INDIANAPOLIS — An Indianapolis judge plans to decide within 30 days whether Indiana's sweeping new school voucher law violates church-state separation clauses in the Indiana Constitution.
Marion Superior Court Judge Michael Keele heard about two hours of arguments Monday in a lawsuit filed by a group of teachers and religious leaders backed by the Indiana State Teachers Association. The lawsuit claims the law enacted earlier this year violates the state Constitution by providing public money to religious institutions.
The state contends the voucher system is legal because the state isn't directly funding parochial schools. Instead, it gives scholarship vouchers to parents, who can choose where to use them. Attorneys likened that to using state-funded scholarships at religious colleges.
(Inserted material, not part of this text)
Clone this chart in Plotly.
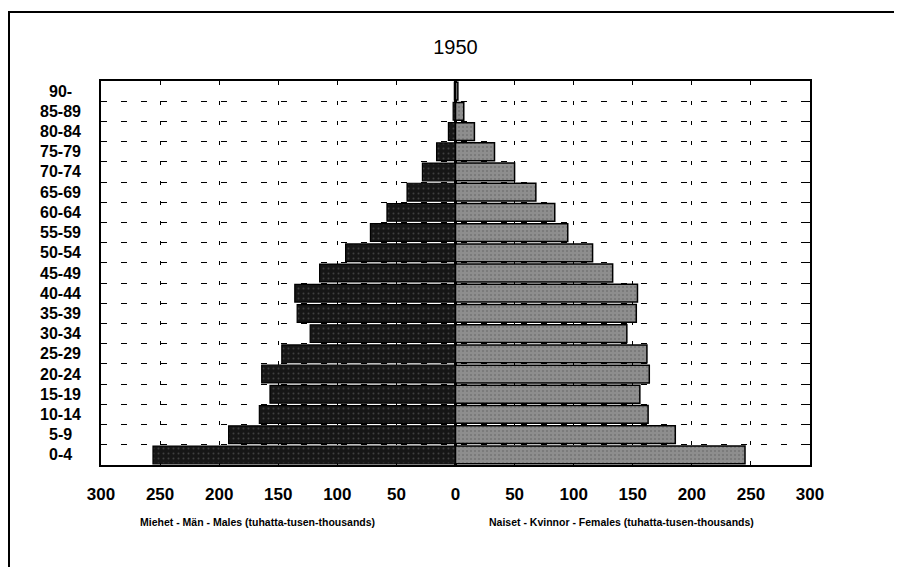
import plotly.graph_objects as go

age_groups = ["0-4", "5-9", "10-14", "15-19", "20-24", "25-29", "30-34", "35-39",
              "40-44", "45-49", "50-54", "55-59", "60-64", "65-69", "70-74",
              "75-79", "80-84", "85-89", "90-"]
males = [256, 192, 166, 157, 164, 147, 123, 134, 136, 115, 93, 72, 58, 41, 28, 16, 6, 2, 1]
females = [245, 186, 163, 156, 164, 162, 145, 153, 154, 133, 116, 95, 84, 68, 50, 33, 16, 7, 2]
x_ticks = [-300, -250, -200, -150, -100, -50, 0, 50, 100, 150, 200, 250, 300]
x_tick_labels = [str(abs(v)) for v in x_ticks]
title_text = "1950"
male_label = "Miehet - Män - Males (tuhatta-tusen-thousands)"
female_label = "Naiset - Kvinnor - Females (tuhatta-tusen-thousands)"

# page body has an 8px margin; work in page pixels and subtract it
OFF = 8
W, H = 902 - OFF, 567 - OFF
L, R, T, B = 101 - OFF, 810 - OFF, 81 - OFF, 465 - OFF
pw, ph = R - L, B - T

def px_x(p):
    return (p - OFF - L) / pw

def px_y(p):
    return (B - (p - OFF)) / ph

fig = go.Figure()
fig.add_trace(go.Bar(
    y=age_groups, x=[-v for v in males], orientation="h", name="Males",
    marker=dict(color="#161616", line=dict(color="black", width=1.2),
                pattern=dict(shape=".", fgcolor="#6a6a6a", size=5, solidity=0.12)),
    hoverinfo="skip",
))
fig.add_trace(go.Bar(
    y=age_groups, x=females, orientation="h", name="Females",
    marker=dict(color="#8e8e8e", line=dict(color="black", width=1.5),
                pattern=dict(shape=".", fgcolor="#5a5a5a", size=4, solidity=0.2)),
    hoverinfo="skip",
))

font_main = "Liberation Sans, Arial, sans-serif"

annotations = []
for g in age_groups:
    annotations.append(dict(
        x=px_x(60), xref="paper", y=g, yref="y", text=g, showarrow=False,
        xanchor="center", yanchor="middle",
        font=dict(family=font_main, size=16, color="black", weight="bold"),
    ))
annotations.append(dict(x=px_x(257), xref="paper", y=px_y(522), yref="paper",
                        text=male_label, showarrow=False, xanchor="center", yanchor="middle",
                        font=dict(family=font_main, size=10.5, color="black", weight="bold")))
annotations.append(dict(x=px_x(621), xref="paper", y=px_y(522), yref="paper",
                        text=female_label, showarrow=False, xanchor="center", yanchor="middle",
                        font=dict(family=font_main, size=10.5, color="black", weight="bold")))

shapes = [
    dict(type="line", xref="paper", yref="paper", x0=px_x(8), x1=px_x(902),
         y0=px_y(12), y1=px_y(12), line=dict(color="black", width=2)),
    dict(type="line", xref="paper", yref="paper", x0=px_x(9), x1=px_x(9),
         y0=px_y(12), y1=px_y(567), line=dict(color="black", width=2)),
]

fig.update_layout(
    width=W, height=H,
    margin=dict(l=L, r=W - R, t=T, b=H - B, pad=0),
    paper_bgcolor="white", plot_bgcolor="white",
    barmode="overlay", bargap=0.12, showlegend=False,
    title=dict(text=title_text, x=0.5, xref="paper", xanchor="center",
               y=1 - (47 - OFF) / H, yref="container", yanchor="middle",
               font=dict(family=font_main, size=20, color="black")),
    annotations=annotations, shapes=shapes,
)
fig.update_xaxes(
    range=[-300, 300], tickvals=x_ticks, ticktext=x_tick_labels,
    tickfont=dict(family=font_main, size=17, color="black", weight="bold"),
    ticks="", ticklabelstandoff=13,
    showgrid=True, gridcolor="black", gridwidth=1, griddash="4px,16px",
    zeroline=True, zerolinecolor="black", zerolinewidth=3,
    showline=True, linecolor="black", linewidth=2, mirror=True,
)
fig.update_yaxes(
    type="category", categoryorder="array", categoryarray=age_groups,
    range=[-0.5, len(age_groups) - 0.5],
    showticklabels=False, tickson="boundaries",
    ticks="inside", ticklen=4, tickcolor="black",
    showgrid=True, gridcolor="black", gridwidth=1, griddash="6px,14px",
    showline=True, linecolor="black", linewidth=2, mirror="ticks",
)

fig.write_html("out.html")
"It's sending the money to follow the student," Indiana Solicitor General Tom Fisher said. Fisher and Bert Gall, with the Washington-based Institute for Justice, framed the debate in terms of freedom to choose schools rather than sending money to religious schools.
John West, a Washington lawyer representing voucher opponents, argued that Indiana lawmakers specifically amended the state constitution in 1851 to bar any tax dollars from going to religious schools.
"Do we really think the 1851 constitutional framers would have said: 'Oh, yeah. That's fine,'" West said of the new voucher law. He argued that giving families the money first then allowing them to pick the school where it went amounted to an end-run around the Constitution.
Keele declined in August to temporarily block the law while it was being weighed in court. Supporters of the voucher law attempted to build on Keele's August decision by arguing that "nothing changed" in the following months to give him any reason to block the law entirely.
Indiana's voucher program is the nation's most expansive. Lawmakers approved it during the 2011 session, Gov. Mitch Daniels signed it in May and it took effect at the start of the school year.
But a group of families, teachers and clergy backed by the state's largest teacher's union, the Indiana State Teacher's Association, quickly filed suit to block the law. Whatever the ruling is from Keele, it will most likely be appealed all the way up to the Indiana Supreme Court, ISTA President Nate Schnellenberger said after the hearing.
"We're talking about a very small piece of a very large school choice program," Fisher said, noting that students can choose to go to charter schools and public schools outside their district.
West contends the historical context shows that lawmakers were specifically trying to keep tax dollars from flowing to a growing number of Catholic schools which catered largely to Irish and German immigrants.
West wrote in his brief filed with the court that more than 99 percent of the 3,900 students who accepted vouchers this year ended up at religious schools, most of them Catholic.